>> START DATA EXCERPT

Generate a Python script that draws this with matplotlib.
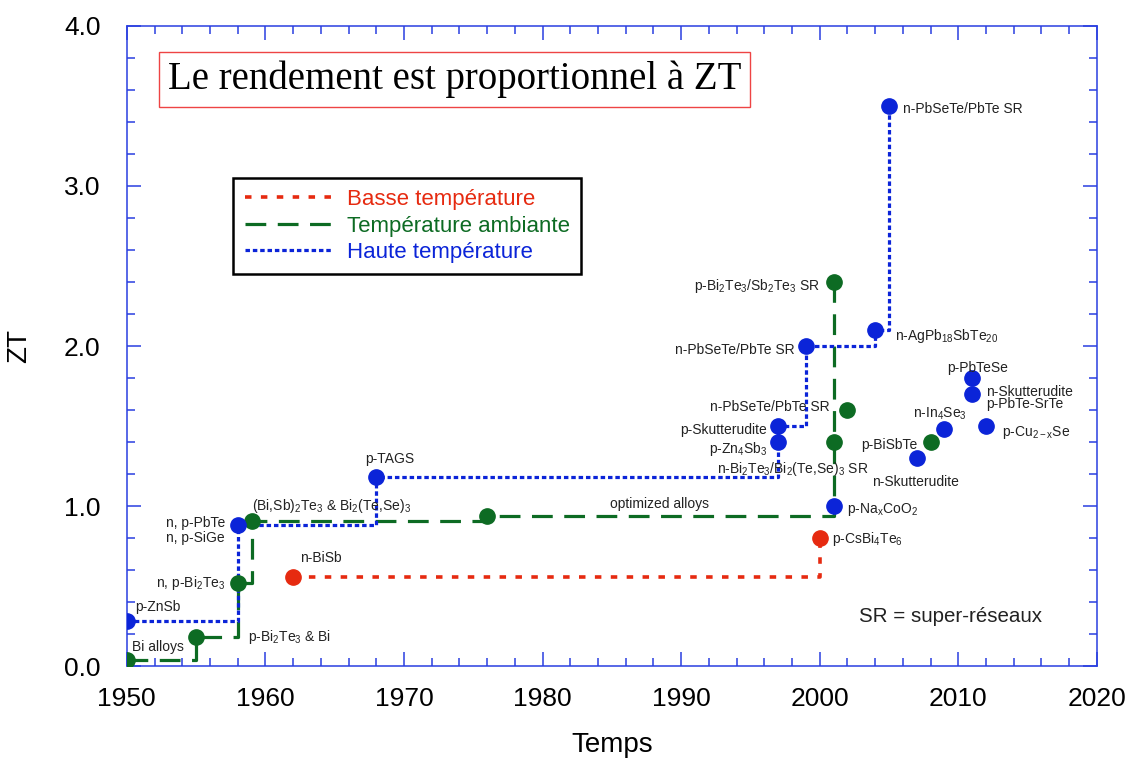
import matplotlib
matplotlib.use("Agg")
import matplotlib.pyplot as plt
from matplotlib.ticker import MultipleLocator

plt.rcParams['font.family'] = ['Liberation Sans', 'DejaVu Sans']
plt.rcParams['mathtext.fontset'] = 'custom'
plt.rcParams['mathtext.rm'] = 'Liberation Sans'
plt.rcParams['mathtext.it'] = 'Liberation Sans'

# ---- data ----
low_years = [1962, 2000]
low_zt = [0.56, 0.80]

room_years = [1950, 1955, 1958, 1959, 1976, 2001, 2001]
room_zt = [0.04, 0.18, 0.52, 0.91, 0.94, 1.40, 2.40]
room_extra_years = [2002, 2008]
room_extra_zt = [1.60, 1.40]

high_years = [1950, 1958, 1968, 1997, 1997, 1999, 2004, 2005]
high_zt = [0.28, 0.88, 1.18, 1.40, 1.50, 2.00, 2.10, 3.50]
high_extra_years = [2001, 2007, 2009, 2011, 2011, 2012]
high_extra_zt = [1.00, 1.30, 1.48, 1.80, 1.70, 1.50]

legend_labels = ["Basse température", "Température ambiante", "Haute température"]
title_text = "Le rendement est proportionnel à ZT"

# label text, x, y, horizontal alignment
labels = [
    ("p-ZnSb", 1950.58, 0.344, 'left'),
    ("Bi alloys", 1950.36, 0.094, 'left'),
    ("p-Bi$_{2}$Te$_{3}$ & Bi", 1958.73, 0.156, 'left'),
    ("n, p-Bi$_{2}$Te$_{3}$", 1957.14, 0.494, 'right'),
    ("n, p-PbTe", 1957.07, 0.869, 'right'),
    ("n, p-SiGe", 1957.07, 0.775, 'right'),
    ("(Bi,Sb)$_{2}$Te$_{3}$ & Bi$_{2}$(Te,Se)$_{3}$", 1959.02, 0.975, 'left'),
    ("n-BiSb", 1962.48, 0.65, 'left'),
    ("p-TAGS", 1967.18, 1.269, 'left'),
    ("optimized alloys", 1984.86, 0.9875, 'left'),
    ("p-Zn$_{4}$Sb$_{3}$", 1996.26, 1.331, 'right'),
    ("n-Bi$_{2}$Te$_{3}$/Bi$_{2}$(Te,Se)$_{3}$ SR", 1992.58, 1.206, 'left'),
    ("p-Na$_{x}$CoO$_{2}$", 2001.96, 0.956, 'left'),
    ("p-CsBi$_{4}$Te$_{6}$", 2000.88, 0.769, 'left'),
    ("p-Bi$_{2}$Te$_{3}$/Sb$_{2}$Te$_{3}$ SR", 2000.01, 2.35, 'right'),
    ("n-PbSeTe/PbTe SR", 1998.2, 1.95, 'right'),
    ("n-PbSeTe/PbTe SR", 2000.7, 1.594, 'right'),
    ("p-Skutterudite", 1996.19, 1.45, 'right'),
    ("n-AgPb$_{18}$SbTe$_{20}$", 2005.42, 2.0375, 'left'),
    ("n-PbSeTe/PbTe SR", 2006.0, 3.456, 'left'),
    ("p-PbTeSe", 2009.18, 1.8375, 'left'),
    ("n-Skutterudite", 2011.99, 1.6875, 'left'),
    ("p-PbTe-SrTe", 2011.99, 1.6125, 'left'),
    ("n-In$_{4}$Se$_{3}$", 2006.72, 1.55, 'left'),
    ("p-Cu$_{2-x}$Se", 2013.14, 1.4375, 'left'),
    ("p-BiSbTe", 2002.97, 1.356, 'left'),
    ("n-Skutterudite", 2003.76, 1.125, 'left'),
]

RED = '#e62a10'
GREEN = '#0d6b23'
BLUE = '#0b24d8'
SPINE = '#2a3fe0'

fig = plt.figure(figsize=(11.32, 7.58), dpi=100)
ax = fig.add_axes([0.112, 0.121, 0.857, 0.845])

lw = 2.3
l_low, = ax.plot(low_years, low_zt, drawstyle='steps-post', color=RED, lw=2.6,
                 dashes=(1.8, 2.6), zorder=2)
l_room, = ax.plot(room_years, room_zt, drawstyle='steps-post', color=GREEN, lw=lw,
                  dashes=(6.5, 3.6), zorder=2)
l_high, = ax.plot(high_years, high_zt, drawstyle='steps-post', color=BLUE, lw=lw,
                  dashes=(1.4, 0.9), zorder=2)

ms = 11
ax.plot(low_years, low_zt, 'o', color=RED, ms=ms, zorder=3)
ax.plot(room_years, room_zt, 'o', color=GREEN, ms=ms, zorder=3)
ax.plot(room_extra_years, room_extra_zt, 'o', color=GREEN, ms=ms, zorder=3)
ax.plot(high_years, high_zt, 'o', color=BLUE, ms=ms, zorder=3)
ax.plot(high_extra_years, high_extra_zt, 'o', color=BLUE, ms=ms, zorder=3)

for txt, x, y, ha in labels:
    ax.text(x, y, txt, ha=ha, va='baseline', fontsize=10, color='#222222', zorder=4)

ax.text(2002.8, 0.275, "SR = super-réseaux", ha='left', va='baseline', fontsize=14.8,
        color='#222222')

ax.text(0.338, 0.916, title_text, transform=ax.transAxes, ha='center', va='center',
        fontsize=28, family='Liberation Serif', color='black',
        bbox=dict(boxstyle='square,pad=0.22', fc='white', ec='#ee4444', lw=1.0))

leg = ax.legend([l_low, l_room, l_high], legend_labels, loc='upper left',
                bbox_to_anchor=(0.110, 0.7625), fontsize=16, handlelength=4.0,
                fancybox=False, framealpha=1, edgecolor='black',
                borderpad=0.5, labelspacing=0.25, handletextpad=0.6,
                borderaxespad=0)
leg.get_frame().set_linewidth(1.8)
for t, c in zip(leg.get_texts(), [RED, GREEN, BLUE]):
    t.set_color(c)

ax.set_xlim(1950, 2020)
ax.set_ylim(0, 4.0)
ax.xaxis.set_major_locator(MultipleLocator(10))
ax.xaxis.set_minor_locator(MultipleLocator(2))
ax.yaxis.set_major_locator(MultipleLocator(1.0))
ax.yaxis.set_minor_locator(MultipleLocator(0.2))
ax.yaxis.set_major_formatter(plt.FormatStrFormatter('%.1f'))
ax.tick_params(which='both', direction='in', top=True, right=True, color=SPINE,
               labelsize=19, width=1.1)
ax.tick_params(which='major', length=10)
ax.tick_params(axis='x', which='major', pad=15)
ax.tick_params(axis='y', which='major', pad=19)
ax.tick_params(which='minor', length=6)
for s in ax.spines.values():
    s.set_color(SPINE)
    s.set_linewidth(1.1)

ax.set_xlabel("Temps", fontsize=20)
ax.xaxis.set_label_coords(0.5, -0.102)
ax.set_ylabel("ZT", fontsize=20)
ax.yaxis.set_label_coords(-0.098, 0.5)

fig.savefig("out.png", dpi=100)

>> END DATA EXCERPT

THE EXERCISE:
Leave the pictures out and output the rest of the listing exactly.

THE OUTPUT:
Generate a Python script that draws this with matplotlib.
import matplotlib
matplotlib.use("Agg")
import matplotlib.pyplot as plt
from matplotlib.ticker import MultipleLocator

plt.rcParams['font.family'] = ['Liberation Sans', 'DejaVu Sans']
plt.rcParams['mathtext.fontset'] = 'custom'
plt.rcParams['mathtext.rm'] = 'Liberation Sans'
plt.rcParams['mathtext.it'] = 'Liberation Sans'

# ---- data ----
low_years = [1962, 2000]
low_zt = [0.56, 0.80]

room_years = [1950, 1955, 1958, 1959, 1976, 2001, 2001]
room_zt = [0.04, 0.18, 0.52, 0.91, 0.94, 1.40, 2.40]
room_extra_years = [2002, 2008]
room_extra_zt = [1.60, 1.40]

high_years = [1950, 1958, 1968, 1997, 1997, 1999, 2004, 2005]
high_zt = [0.28, 0.88, 1.18, 1.40, 1.50, 2.00, 2.10, 3.50]
high_extra_years = [2001, 2007, 2009, 2011, 2011, 2012]
high_extra_zt = [1.00, 1.30, 1.48, 1.80, 1.70, 1.50]

legend_labels = ["Basse température", "Température ambiante", "Haute température"]
title_text = "Le rendement est proportionnel à ZT"

# label text, x, y, horizontal alignment
labels = [
    ("p-ZnSb", 1950.58, 0.344, 'left'),
    ("Bi alloys", 1950.36, 0.094, 'left'),
    ("p-Bi$_{2}$Te$_{3}$ & Bi", 1958.73, 0.156, 'left'),
    ("n, p-Bi$_{2}$Te$_{3}$", 1957.14, 0.494, 'right'),
    ("n, p-PbTe", 1957.07, 0.869, 'right'),
    ("n, p-SiGe", 1957.07, 0.775, 'right'),
    ("(Bi,Sb)$_{2}$Te$_{3}$ & Bi$_{2}$(Te,Se)$_{3}$", 1959.02, 0.975, 'left'),
    ("n-BiSb", 1962.48, 0.65, 'left'),
    ("p-TAGS", 1967.18, 1.269, 'left'),
    ("optimized alloys", 1984.86, 0.9875, 'left'),
    ("p-Zn$_{4}$Sb$_{3}$", 1996.26, 1.331, 'right'),
    ("n-Bi$_{2}$Te$_{3}$/Bi$_{2}$(Te,Se)$_{3}$ SR", 1992.58, 1.206, 'left'),
    ("p-Na$_{x}$CoO$_{2}$", 2001.96, 0.956, 'left'),
    ("p-CsBi$_{4}$Te$_{6}$", 2000.88, 0.769, 'left'),
    ("p-Bi$_{2}$Te$_{3}$/Sb$_{2}$Te$_{3}$ SR", 2000.01, 2.35, 'right'),
    ("n-PbSeTe/PbTe SR", 1998.2, 1.95, 'right'),
    ("n-PbSeTe/PbTe SR", 2000.7, 1.594, 'right'),
    ("p-Skutterudite", 1996.19, 1.45, 'right'),
    ("n-AgPb$_{18}$SbTe$_{20}$", 2005.42, 2.0375, 'left'),
    ("n-PbSeTe/PbTe SR", 2006.0, 3.456, 'left'),
    ("p-PbTeSe", 2009.18, 1.8375, 'left'),
    ("n-Skutterudite", 2011.99, 1.6875, 'left'),
    ("p-PbTe-SrTe", 2011.99, 1.6125, 'left'),
    ("n-In$_{4}$Se$_{3}$", 2006.72, 1.55, 'left'),
    ("p-Cu$_{2-x}$Se", 2013.14, 1.4375, 'left'),
    ("p-BiSbTe", 2002.97, 1.356, 'left'),
    ("n-Skutterudite", 2003.76, 1.125, 'left'),
]

RED = '#e62a10'
GREEN = '#0d6b23'
BLUE = '#0b24d8'
SPINE = '#2a3fe0'

fig = plt.figure(figsize=(11.32, 7.58), dpi=100)
ax = fig.add_axes([0.112, 0.121, 0.857, 0.845])

lw = 2.3
l_low, = ax.plot(low_years, low_zt, drawstyle='steps-post', color=RED, lw=2.6,
                 dashes=(1.8, 2.6), zorder=2)
l_room, = ax.plot(room_years, room_zt, drawstyle='steps-post', color=GREEN, lw=lw,
                  dashes=(6.5, 3.6), zorder=2)
l_high, = ax.plot(high_years, high_zt, drawstyle='steps-post', color=BLUE, lw=lw,
                  dashes=(1.4, 0.9), zorder=2)

ms = 11
ax.plot(low_years, low_zt, 'o', color=RED, ms=ms, zorder=3)
ax.plot(room_years, room_zt, 'o', color=GREEN, ms=ms, zorder=3)
ax.plot(room_extra_years, room_extra_zt, 'o', color=GREEN, ms=ms, zorder=3)
ax.plot(high_years, high_zt, 'o', color=BLUE, ms=ms, zorder=3)
ax.plot(high_extra_years, high_extra_zt, 'o', color=BLUE, ms=ms, zorder=3)

for txt, x, y, ha in labels:
    ax.text(x, y, txt, ha=ha, va='baseline', fontsize=10, color='#222222', zorder=4)

ax.text(2002.8, 0.275, "SR = super-réseaux", ha='left', va='baseline', fontsize=14.8,
        color='#222222')

ax.text(0.338, 0.916, title_text, transform=ax.transAxes, ha='center', va='center',
        fontsize=28, family='Liberation Serif', color='black',
        bbox=dict(boxstyle='square,pad=0.22', fc='white', ec='#ee4444', lw=1.0))

leg = ax.legend([l_low, l_room, l_high], legend_labels, loc='upper left',
                bbox_to_anchor=(0.110, 0.7625), fontsize=16, handlelength=4.0,
                fancybox=False, framealpha=1, edgecolor='black',
                borderpad=0.5, labelspacing=0.25, handletextpad=0.6,
                borderaxespad=0)
leg.get_frame().set_linewidth(1.8)
for t, c in zip(leg.get_texts(), [RED, GREEN, BLUE]):
    t.set_color(c)

ax.set_xlim(1950, 2020)
ax.set_ylim(0, 4.0)
ax.xaxis.set_major_locator(MultipleLocator(10))
ax.xaxis.set_minor_locator(MultipleLocator(2))
ax.yaxis.set_major_locator(MultipleLocator(1.0))
ax.yaxis.set_minor_locator(MultipleLocator(0.2))
ax.yaxis.set_major_formatter(plt.FormatStrFormatter('%.1f'))
ax.tick_params(which='both', direction='in', top=True, right=True, color=SPINE,
               labelsize=19, width=1.1)
ax.tick_params(which='major', length=10)
ax.tick_params(axis='x', which='major', pad=15)
ax.tick_params(axis='y', which='major', pad=19)
ax.tick_params(which='minor', length=6)
for s in ax.spines.values():
    s.set_color(SPINE)
    s.set_linewidth(1.1)

ax.set_xlabel("Temps", fontsize=20)
ax.xaxis.set_label_coords(0.5, -0.102)
ax.set_ylabel("ZT", fontsize=20)
ax.yaxis.set_label_coords(-0.098, 0.5)

fig.savefig("out.png", dpi=100)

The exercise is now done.